■ GIVEN EXERCISE ■
Extract the lines of the material below, beginning with the first and ending with the line that holds "var spacer = categories.map(function". Skip every picture.

■ RAW DATA ■
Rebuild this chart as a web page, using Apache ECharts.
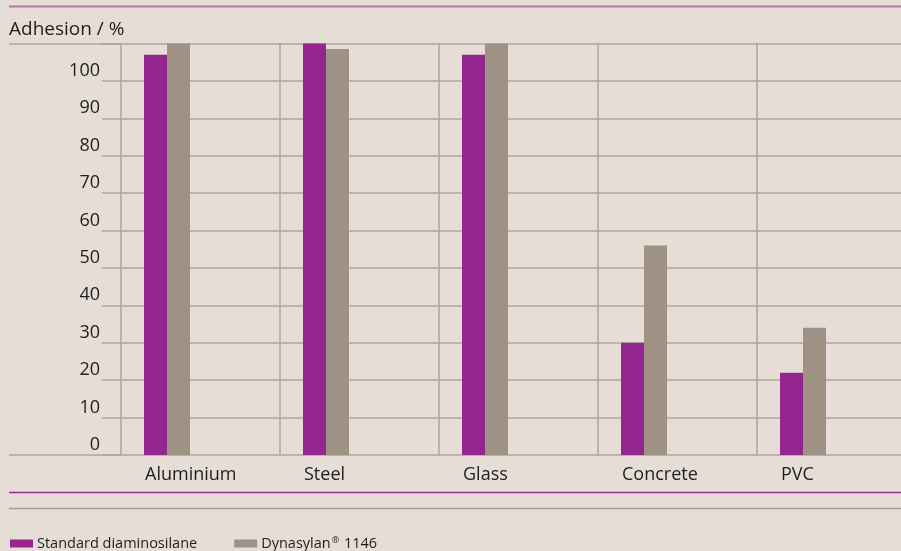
<!DOCTYPE html>
<html>
<head>
<meta charset="utf-8">
<title>Adhesion</title>
<script src="https://cdn.jsdelivr.net/npm/echarts@6/dist/echarts.min.js"></script>
<style>
    html, body { margin: 0; padding: 0; background: #e6ded6; overflow: hidden; }
    /* wider than the window on purpose: last band runs past the right edge */
    #chart { width: 916px; height: 551px; }
</style>
</head>
<body>
<div id="chart"></div>
<script>
var categories = ['Aluminium', 'Steel', 'Glass', 'Concrete', 'PVC'];
var standardVals = [107, 110, 107, 30, 22];   // Standard diaminosilane
var dynasylanVals = [110, 108.5, 110, 56, 34]; // Dynasylan 1146
var yTicks = { min: 0, max: 110, step: 10 };

var gridCol = '#b1a598';
var txtCol = '#1e1e1e';
var font = 'Open Sans';

var dom = document.getElementById('chart');
var myChart = echarts.init(dom);

//spacer series so the bar pair sits on the left side of each band
var spacer = categories.map(function () { return '-'; });

var option = {
    backgroundColor: '#e6ded6',
    animation: false,
    textStyle: { fontFamily: font, color: txtCol },
    title: {
        text: 'Adhesion / %',
        left: 9,
        top: 20,
        padding: 0,
        textStyle: { fontFamily: font, fontSize: 19, fontWeight: 'normal', color: txtCol }
    },
    legend: {
        data: ['Standard diaminosilane', 'Dynasylan® 1146'],
        left: 10,
        top: 536,
        padding: 0,
        itemWidth: 23,
        itemHeight: 8,
        itemGap: 37,
        icon: 'rect',
        formatter: function (name) {
            return name.indexOf('®') >= 0
                ? '{n|' + name.split('®')[0] + '}{sup|®}{n|' + name.split('®')[1] + '}'
                : '{n|' + name + '}';
        },
        textStyle: {
            fontFamily: font, fontSize: 14.5, color: txtCol, padding: [0, 0, 0, -1],
            rich: {
                n: { fontFamily: font, fontSize: 14.5, color: txtCol },
                sup: { fontFamily: font, fontSize: 9, color: txtCol, verticalAlign: 'top', padding: [0, 1, 6, 1] }
            }
        }
    },
    graphic: [
        { type: 'line', shape: { x1: 9, y1: 6.5, x2: 916, y2: 6.5 }, style: { stroke: '#bd6fb0', lineWidth: 2 } },
        { type: 'line', shape: { x1: 9, y1: 492.5, x2: 916, y2: 492.5 }, style: { stroke: '#9d2a97', lineWidth: 1.5 } },
        { type: 'line', shape: { x1: 9, y1: 508.5, x2: 916, y2: 508.5 }, style: { stroke: '#a89c8f', lineWidth: 1.5 } }
    ],
    grid: [
        { left: 121, top: 43.5, width: 795, height: 411.5 },
        { left: 102, top: 43.5, width: 19, height: 411.5 },
        { left: 9, top: 43.5, width: 112, height: 411.5 }
    ],
    xAxis: [
        {
            type: 'category',
            gridIndex: 0,
            data: categories,
            boundaryGap: true,
            axisLine: { show: false },
            axisTick: { show: false },
            splitLine: { show: true, interval: 0, lineStyle: { color: gridCol, width: 1.5 } },
            axisLabel: {
                interval: 0,
                margin: 11,
                fontSize: 18,
                color: txtCol,
                fontFamily: font,
                formatter: function (v) { return '{a|' + v + '}'; },
                rich: { a: { width: 111, align: 'left', fontSize: 18, fontFamily: font, color: txtCol } }
            }
        },
        { type: 'value', gridIndex: 1, show: false },
        { type: 'value', gridIndex: 2, show: false }
    ],
    yAxis: [
        {
            type: 'value',
            gridIndex: 0,
            min: yTicks.min, max: yTicks.max, interval: yTicks.step,
            axisLine: { show: false },
            axisTick: { show: false },
            axisLabel: { show: false },
            splitLine: { lineStyle: { color: gridCol, width: 1.5 } }
        },
        {
            type: 'value',
            gridIndex: 1,
            min: yTicks.min, max: yTicks.max, interval: yTicks.step,
            axisLine: { show: false },
            axisTick: { show: false },
            splitLine: { lineStyle: { color: gridCol, width: 1.5 } },
            axisLabel: {
                margin: 2,
                fontSize: 18,
                color: txtCol,
                fontFamily: font,
                verticalAlign: 'bottom',
                padding: [0, 0, 1, 0],
                formatter: function (v) { return v === yTicks.max ? '' : v; }
            }
        },
        {
            type: 'value',
            gridIndex: 2,
            min: yTicks.min, max: yTicks.max, interval: yTicks.max,
            axisLine: { show: false },
            axisTick: { show: false },
            axisLabel: { show: false },
            splitLine: { lineStyle: { color: gridCol, width: 1.5 } }
        }
    ],
    series: [
        {
            name: 'Standard diaminosilane',
            type: 'bar',
            data: standardVals,
            barWidth: 23,
            barGap: '0%',
            itemStyle: { color: '#93278f' }
        },
        {
            name: 'Dynasylan® 1146',
            type: 'bar',
            data: dynasylanVals,
            barWidth: 23,
            barGap: '0%',
            itemStyle: { color: '#9f9284' }
        },
        {
            name: 'spacer',
            type: 'bar',
            data: spacer,
            barWidth: 67,
            barGap: '0%',
            silent: true,
            itemStyle: { color: 'transparent' }
        }
    ]
};

myChart.setOption(option);
</script>
</body>
</html>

■ FINAL RESULT ■
Rebuild this chart as a web page, using Apache ECharts.
<!DOCTYPE html>
<html>
<head>
<meta charset="utf-8">
<title>Adhesion</title>
<script src="https://cdn.jsdelivr.net/npm/echarts@6/dist/echarts.min.js"></script>
<style>
    html, body { margin: 0; padding: 0; background: #e6ded6; overflow: hidden; }
    /* wider than the window on purpose: last band runs past the right edge */
    #chart { width: 916px; height: 551px; }
</style>
</head>
<body>
<div id="chart"></div>
<script>
var categories = ['Aluminium', 'Steel', 'Glass', 'Concrete', 'PVC'];
var standardVals = [107, 110, 107, 30, 22];   // Standard diaminosilane
var dynasylanVals = [110, 108.5, 110, 56, 34]; // Dynasylan 1146
var yTicks = { min: 0, max: 110, step: 10 };

var gridCol = '#b1a598';
var txtCol = '#1e1e1e';
var font = 'Open Sans';

var dom = document.getElementById('chart');
var myChart = echarts.init(dom);

//spacer series so the bar pair sits on the left side of each band
var spacer = categories.map(function () { return '-'; });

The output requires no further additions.